**WORK INSTRUCTIONS:** In your copy, leave out the pictures; write out all the data exactly.

# Start of AVAILABLE DATA

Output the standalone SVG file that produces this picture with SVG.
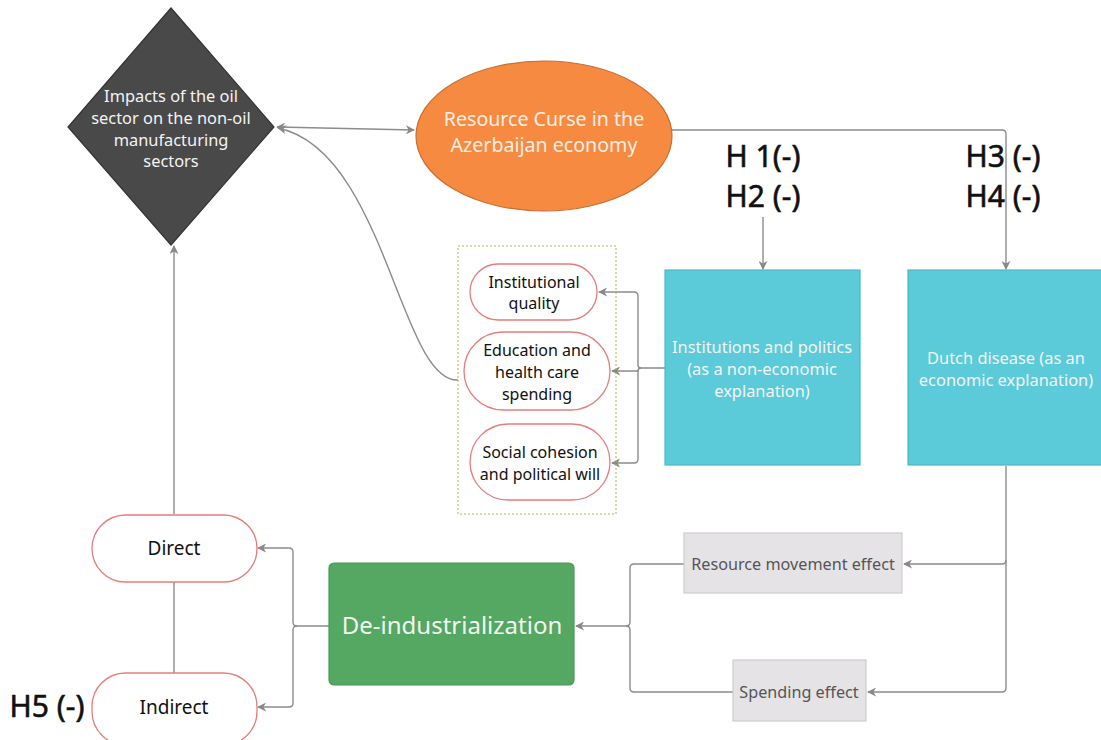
<svg xmlns="http://www.w3.org/2000/svg" width="1101" height="740" viewBox="0 0 1101 740">
  <defs>
    <marker id="arr" viewBox="0 0 10 10" refX="9" refY="5" markerWidth="9" markerHeight="9" markerUnits="userSpaceOnUse" orient="auto-start-reverse">
      <path d="M0,0 L10,5 L0,10 L3,5 Z" fill="#888"/>
    </marker>
    <style>
      text { font-family: "Noto Sans", "Open Sans", "DejaVu Sans", sans-serif; text-anchor: middle; }
      .conn { fill: none; stroke: #8c8c8c; stroke-width: 1.4; }
      .pill { fill: #fff; stroke: #e57d7d; stroke-width: 1.3; }
      .dark { fill: #111; font-size: 16px; }
      .big { fill: #111; font-size: 19px; }
      .light { fill: #f4f4f4; font-size: 16.4px; }
      .hyp { fill: #111; font-size: 30px; stroke: #111; stroke-width: 0.6px; }
      .grey { fill: #e6e3e6; stroke: #cfcccf; stroke-width: 1.2; }
      .greytxt { fill: #555; font-size: 16.2px; }
      .cyan { fill: #5bcbd9; stroke: #4cb9c7; stroke-width: 1.2; }
    </style>
  </defs>

  <rect width="1101" height="740" fill="#fff"/>

  <!-- connectors -->
  <g id="connectors">
    <!-- diamond <-> ellipse -->
    <line class="conn" x1="277" y1="127" x2="414" y2="130" marker-start="url(#arr)" marker-end="url(#arr)"/>
    <!-- ellipse to Dutch disease -->
    <path class="conn" d="M672,130 L1002,130 Q1006,130 1006,134 L1006,269" marker-end="url(#arr)"/>
    <!-- H2 label to institutions -->
    <line class="conn" x1="763" y1="217" x2="763" y2="269" marker-end="url(#arr)"/>
    <!-- institutions to its three factors -->
    <path class="conn" d="M665,368 L641,368 Q638,368 638,365 L638,296 Q638,292 634,292 L599,292" marker-end="url(#arr)"/>
    <path class="conn" d="M641,368 Q638,368 638,371 L638,371 L612,371" marker-end="url(#arr)"/>
    <path class="conn" d="M638,371 L638,459 Q638,463 634,463 L612,463" marker-end="url(#arr)"/>
    <!-- factor group back to diamond -->
    <path class="conn" d="M458,380 C400,382 385,150 278,128" marker-end="url(#arr)"/>
    <!-- Dutch disease to the two effects -->
    <path class="conn" d="M1006,466 L1006,688 Q1006,692 1002,692 L868,692" marker-end="url(#arr)"/>
    <path class="conn" d="M1006,560 Q1006,564 1002,564 L904,564" marker-end="url(#arr)"/>
    <!-- effects to de-industrialization -->
    <path class="conn" d="M684,564 L634,564 Q630,564 630,568 L630,622 Q630,626 626,626 L576,626" marker-end="url(#arr)"/>
    <path class="conn" d="M733,692 L634,692 Q630,692 630,688 L630,630 Q630,626 626,626" />
    <!-- de-industrialization to direct / indirect -->
    <path class="conn" d="M329,626 L297,626 Q293,626 293,622 L293,552 Q293,548 289,548 L258,548" marker-end="url(#arr)"/>
    <path class="conn" d="M297,626 Q293,626 293,630 L293,703 Q293,707 289,707 L258,707" marker-end="url(#arr)"/>
    <!-- direct up to diamond, direct to indirect -->
    <line class="conn" x1="174" y1="514" x2="174" y2="246" marker-end="url(#arr)"/>
    <line class="conn" x1="174" y1="582" x2="174" y2="673"/>
  </g>

  <!-- impacts diamond -->
  <g id="impacts">
    <polygon points="171,8 274,127 171,245 68,127" fill="#4a4949" stroke="#333" stroke-width="1.2"/>
    <text class="light" x="171" y="102">Impacts of the oil</text>
    <text class="light" x="171" y="124">sector on the non-oil</text>
    <text class="light" x="171" y="146">manufacturing</text>
    <text class="light" x="171" y="167">sectors</text>
  </g>

  <!-- resource curse ellipse -->
  <g id="resource-curse">
    <ellipse cx="544" cy="136" rx="128" ry="75" fill="#f68a40" stroke="#c86f33" stroke-width="1.2"/>
    <text x="544" y="126" fill="#fbeee4" font-size="19.6">Resource Curse in the</text>
    <text x="544" y="152" fill="#fbeee4" font-size="19.6">Azerbaijan economy</text>
  </g>

  <!-- hypotheses labels -->
  <g id="hyp-1-2">
    <text class="hyp" x="763" y="167">H 1(-)</text>
    <text class="hyp" x="763" y="207">H2 (-)</text>
  </g>
  <g id="hyp-3-4">
    <text class="hyp" x="1003" y="167">H3 (-)</text>
    <text class="hyp" x="1003" y="207">H4 (-)</text>
  </g>

  <!-- factor group -->
  <g id="factor-group">
    <rect x="458" y="246" width="158" height="268" fill="none" stroke="#a9b552" stroke-width="1" stroke-dasharray="2 2"/>
  </g>
  <g id="institutional-quality">
    <rect class="pill" x="470" y="264" width="127" height="56" rx="28"/>
    <text class="dark" x="534" y="288">Institutional</text>
    <text class="dark" x="534" y="309">quality</text>
  </g>
  <g id="education-health">
    <rect class="pill" x="464" y="332" width="146" height="78" rx="39"/>
    <text class="dark" x="537" y="356">Education and</text>
    <text class="dark" x="537" y="378">health care</text>
    <text class="dark" x="537" y="400">spending</text>
  </g>
  <g id="social-cohesion">
    <rect class="pill" x="470" y="424" width="140" height="76" rx="38"/>
    <text class="dark" x="540" y="458">Social cohesion</text>
    <text class="dark" x="540" y="480">and political will</text>
  </g>

  <!-- institutions and politics -->
  <g id="institutions">
    <rect class="cyan" x="665" y="270" width="195" height="195"/>
    <text class="light" x="762" y="353">Institutions and politics</text>
    <text class="light" x="762" y="375">(as a non-economic</text>
    <text class="light" x="762" y="397">explanation)</text>
  </g>

  <!-- dutch disease -->
  <g id="dutch-disease">
    <rect class="cyan" x="908" y="270" width="200" height="195"/>
    <text class="light" x="1006" y="364">Dutch disease (as an</text>
    <text class="light" x="1006" y="386">economic explanation)</text>
  </g>

  <!-- effects -->
  <g id="resource-movement">
    <rect class="grey" x="684" y="533" width="218" height="60"/>
    <text class="greytxt" x="793" y="570">Resource movement effect</text>
  </g>
  <g id="spending-effect">
    <rect class="grey" x="733" y="660" width="133" height="61"/>
    <text class="greytxt" x="799" y="698">Spending effect</text>
  </g>

  <!-- de-industrialization -->
  <g id="de-industrialization">
    <rect x="329" y="563" width="245" height="122" rx="5" fill="#54a862" stroke="#489a55" stroke-width="1.2"/>
    <text x="452" y="634" fill="#f2f7f2" font-size="24">De-industrialization</text>
  </g>

  <!-- direct / indirect -->
  <g id="direct">
    <rect class="pill" x="92" y="515" width="165" height="67" rx="33.5"/>
    <text class="big" x="174" y="555">Direct</text>
  </g>
  <g id="indirect">
    <rect class="pill" x="92" y="673" width="165" height="72" rx="33.5"/>
    <text class="big" x="174" y="714">Indirect</text>
  </g>
  <g id="hyp-5">
    <text class="hyp" x="47" y="717">H5 (-)</text>
  </g>
</svg>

# End of AVAILABLE DATA

**WORKED SOLUTION:**
Output the standalone SVG file that produces this picture with SVG.
<svg xmlns="http://www.w3.org/2000/svg" width="1101" height="740" viewBox="0 0 1101 740">
  <defs>
    <marker id="arr" viewBox="0 0 10 10" refX="9" refY="5" markerWidth="9" markerHeight="9" markerUnits="userSpaceOnUse" orient="auto-start-reverse">
      <path d="M0,0 L10,5 L0,10 L3,5 Z" fill="#888"/>
    </marker>
    <style>
      text { font-family: "Noto Sans", "Open Sans", "DejaVu Sans", sans-serif; text-anchor: middle; }
      .conn { fill: none; stroke: #8c8c8c; stroke-width: 1.4; }
      .pill { fill: #fff; stroke: #e57d7d; stroke-width: 1.3; }
      .dark { fill: #111; font-size: 16px; }
      .big { fill: #111; font-size: 19px; }
      .light { fill: #f4f4f4; font-size: 16.4px; }
      .hyp { fill: #111; font-size: 30px; stroke: #111; stroke-width: 0.6px; }
      .grey { fill: #e6e3e6; stroke: #cfcccf; stroke-width: 1.2; }
      .greytxt { fill: #555; font-size: 16.2px; }
      .cyan { fill: #5bcbd9; stroke: #4cb9c7; stroke-width: 1.2; }
    </style>
  </defs>

  <rect width="1101" height="740" fill="#fff"/>

  <!-- connectors -->
  <g id="connectors">
    <!-- diamond <-> ellipse -->
    <line class="conn" x1="277" y1="127" x2="414" y2="130" marker-start="url(#arr)" marker-end="url(#arr)"/>
    <!-- ellipse to Dutch disease -->
    <path class="conn" d="M672,130 L1002,130 Q1006,130 1006,134 L1006,269" marker-end="url(#arr)"/>
    <!-- H2 label to institutions -->
    <line class="conn" x1="763" y1="217" x2="763" y2="269" marker-end="url(#arr)"/>
    <!-- institutions to its three factors -->
    <path class="conn" d="M665,368 L641,368 Q638,368 638,365 L638,296 Q638,292 634,292 L599,292" marker-end="url(#arr)"/>
    <path class="conn" d="M641,368 Q638,368 638,371 L638,371 L612,371" marker-end="url(#arr)"/>
    <path class="conn" d="M638,371 L638,459 Q638,463 634,463 L612,463" marker-end="url(#arr)"/>
    <!-- factor group back to diamond -->
    <path class="conn" d="M458,380 C400,382 385,150 278,128" marker-end="url(#arr)"/>
    <!-- Dutch disease to the two effects -->
    <path class="conn" d="M1006,466 L1006,688 Q1006,692 1002,692 L868,692" marker-end="url(#arr)"/>
    <path class="conn" d="M1006,560 Q1006,564 1002,564 L904,564" marker-end="url(#arr)"/>
    <!-- effects to de-industrialization -->
    <path class="conn" d="M684,564 L634,564 Q630,564 630,568 L630,622 Q630,626 626,626 L576,626" marker-end="url(#arr)"/>
    <path class="conn" d="M733,692 L634,692 Q630,692 630,688 L630,630 Q630,626 626,626" />
    <!-- de-industrialization to direct / indirect -->
    <path class="conn" d="M329,626 L297,626 Q293,626 293,622 L293,552 Q293,548 289,548 L258,548" marker-end="url(#arr)"/>
    <path class="conn" d="M297,626 Q293,626 293,630 L293,703 Q293,707 289,707 L258,707" marker-end="url(#arr)"/>
    <!-- direct up to diamond, direct to indirect -->
    <line class="conn" x1="174" y1="514" x2="174" y2="246" marker-end="url(#arr)"/>
    <line class="conn" x1="174" y1="582" x2="174" y2="673"/>
  </g>

  <!-- impacts diamond -->
  <g id="impacts">
    <polygon points="171,8 274,127 171,245 68,127" fill="#4a4949" stroke="#333" stroke-width="1.2"/>
    <text class="light" x="171" y="102">Impacts of the oil</text>
    <text class="light" x="171" y="124">sector on the non-oil</text>
    <text class="light" x="171" y="146">manufacturing</text>
    <text class="light" x="171" y="167">sectors</text>
  </g>

  <!-- resource curse ellipse -->
  <g id="resource-curse">
    <ellipse cx="544" cy="136" rx="128" ry="75" fill="#f68a40" stroke="#c86f33" stroke-width="1.2"/>
    <text x="544" y="126" fill="#fbeee4" font-size="19.6">Resource Curse in the</text>
    <text x="544" y="152" fill="#fbeee4" font-size="19.6">Azerbaijan economy</text>
  </g>

  <!-- hypotheses labels -->
  <g id="hyp-1-2">
    <text class="hyp" x="763" y="167">H 1(-)</text>
    <text class="hyp" x="763" y="207">H2 (-)</text>
  </g>
  <g id="hyp-3-4">
    <text class="hyp" x="1003" y="167">H3 (-)</text>
    <text class="hyp" x="1003" y="207">H4 (-)</text>
  </g>

  <!-- factor group -->
  <g id="factor-group">
    <rect x="458" y="246" width="158" height="268" fill="none" stroke="#a9b552" stroke-width="1" stroke-dasharray="2 2"/>
  </g>
  <g id="institutional-quality">
    <rect class="pill" x="470" y="264" width="127" height="56" rx="28"/>
    <text class="dark" x="534" y="288">Institutional</text>
    <text class="dark" x="534" y="309">quality</text>
  </g>
  <g id="education-health">
    <rect class="pill" x="464" y="332" width="146" height="78" rx="39"/>
    <text class="dark" x="537" y="356">Education and</text>
    <text class="dark" x="537" y="378">health care</text>
    <text class="dark" x="537" y="400">spending</text>
  </g>
  <g id="social-cohesion">
    <rect class="pill" x="470" y="424" width="140" height="76" rx="38"/>
    <text class="dark" x="540" y="458">Social cohesion</text>
    <text class="dark" x="540" y="480">and political will</text>
  </g>

  <!-- institutions and politics -->
  <g id="institutions">
    <rect class="cyan" x="665" y="270" width="195" height="195"/>
    <text class="light" x="762" y="353">Institutions and politics</text>
    <text class="light" x="762" y="375">(as a non-economic</text>
    <text class="light" x="762" y="397">explanation)</text>
  </g>

  <!-- dutch disease -->
  <g id="dutch-disease">
    <rect class="cyan" x="908" y="270" width="200" height="195"/>
    <text class="light" x="1006" y="364">Dutch disease (as an</text>
    <text class="light" x="1006" y="386">economic explanation)</text>
  </g>

  <!-- effects -->
  <g id="resource-movement">
    <rect class="grey" x="684" y="533" width="218" height="60"/>
    <text class="greytxt" x="793" y="570">Resource movement effect</text>
  </g>
  <g id="spending-effect">
    <rect class="grey" x="733" y="660" width="133" height="61"/>
    <text class="greytxt" x="799" y="698">Spending effect</text>
  </g>

  <!-- de-industrialization -->
  <g id="de-industrialization">
    <rect x="329" y="563" width="245" height="122" rx="5" fill="#54a862" stroke="#489a55" stroke-width="1.2"/>
    <text x="452" y="634" fill="#f2f7f2" font-size="24">De-industrialization</text>
  </g>

  <!-- direct / indirect -->
  <g id="direct">
    <rect class="pill" x="92" y="515" width="165" height="67" rx="33.5"/>
    <text class="big" x="174" y="555">Direct</text>
  </g>
  <g id="indirect">
    <rect class="pill" x="92" y="673" width="165" height="72" rx="33.5"/>
    <text class="big" x="174" y="714">Indirect</text>
  </g>
  <g id="hyp-5">
    <text class="hyp" x="47" y="717">H5 (-)</text>
  </g>
</svg>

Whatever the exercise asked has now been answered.